The album preview had me convinced that Richard Ginns’s latest LP Until The Morning Comes would be another strong effort by him, afterall the last record of his I covered (Fall,Rise) was a powerful and visceral listening experience, very transportative. But after spending some time with it I began to realise that Ginns had created an emptier and less emotionally resonant record than previously thought, falling into derivative and safe musical territory that just feels a little recycled.
I suppose I just get the impression of a record that plays things very safely and seems to fall in line with things that I consider cliché and a bit stereotypical within modern ambient releases at the moment; just lots of thin and insubstantial drone lines, a distant and vaguely lo-fi production value that graces its airs with homely field recordings and minimal, faraway instrumentation. Lots of Japanese musicians in the genre produce music very similar to this (Masaya Ozaki even features on one of the later tracks) and it just seems worn out and a bit stale to me even if nothing here is inherently weak. “When Sun Rays and Frosty Mist” for example is 12 minutes of bleary retro guitar strokes accompanied by dangerously overused birdsong in its first minutes, moving into non propulsive lakes of reprocessed drones and fragmentary field recordings. It’s not bad but you have to question the length given its rather derivative construction.
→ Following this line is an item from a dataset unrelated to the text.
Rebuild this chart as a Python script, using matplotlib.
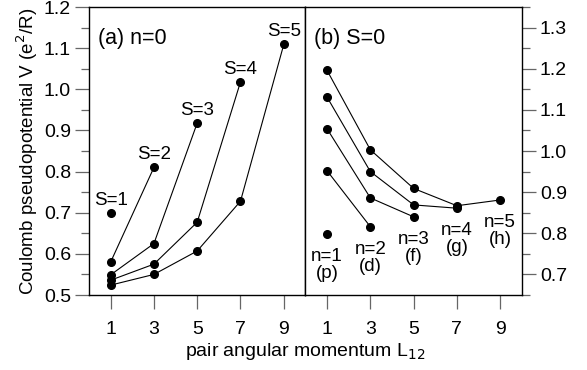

Tinkling and shuffling elements are common themes within Eilean albums in my experience, little snippets of environmental moments in particular but also often shiny instrumental piercings; “A Familiar Place” is the best example in its nostalgic washes of distal guitar, turning from its solo pickings that twist into obscurity to be replaced by swatches of scurrying, jangling, unplaceable nothings, its air of remembrance undeniable but its turnings feeling a bit unnecessary, like the guitar had more potency on its own. Cassette player clunkings and mechanical button depressions can be heard through “Faded From The Winter”‘s thick synth delays, a grey expanse of neutral reflection and inconsequential musing that seems oddly juxtaposed against the clarity of the recorded intrusions. Even my favourite piece “Losing Visibility, Passing By” seems affected by tropes in its crackling campfire and fragile, starry eyed twinklings that burn briefly in the radiative, honest drone swathes. It feels timeless and earnest, like a Steve Roach piece; I wish more of the tracks were the same.
“Blossom” is something of a pleasant outlier too, filling itself with static rushes and faint Asian undertones in its steel tympany, a million petals suspended in the air and tickling our vision. It’s very different to, say, the two final pieces in “Dream Shore” and “Cycles”, with the former feeling very detached in its wist and pure, innocent recollections, and the latter engaging in idiosyncratic mirages of the same rarified guitar excitations and minute synth twinkles that populate much of the record. It’s all quite palatable and unassuming, very refined and humble in its simplicity, and although there’s nothing inherently wrong with something being prosaic I suppose I just don’t see what this offers me that I can’t get out of say, Duane Pitre or Taylor Deupree or Illuha, or a myriad others. By all means listen if that sounds like your niche as I’m certain many will find this appealing but I’m personally waiting for this fad to pass.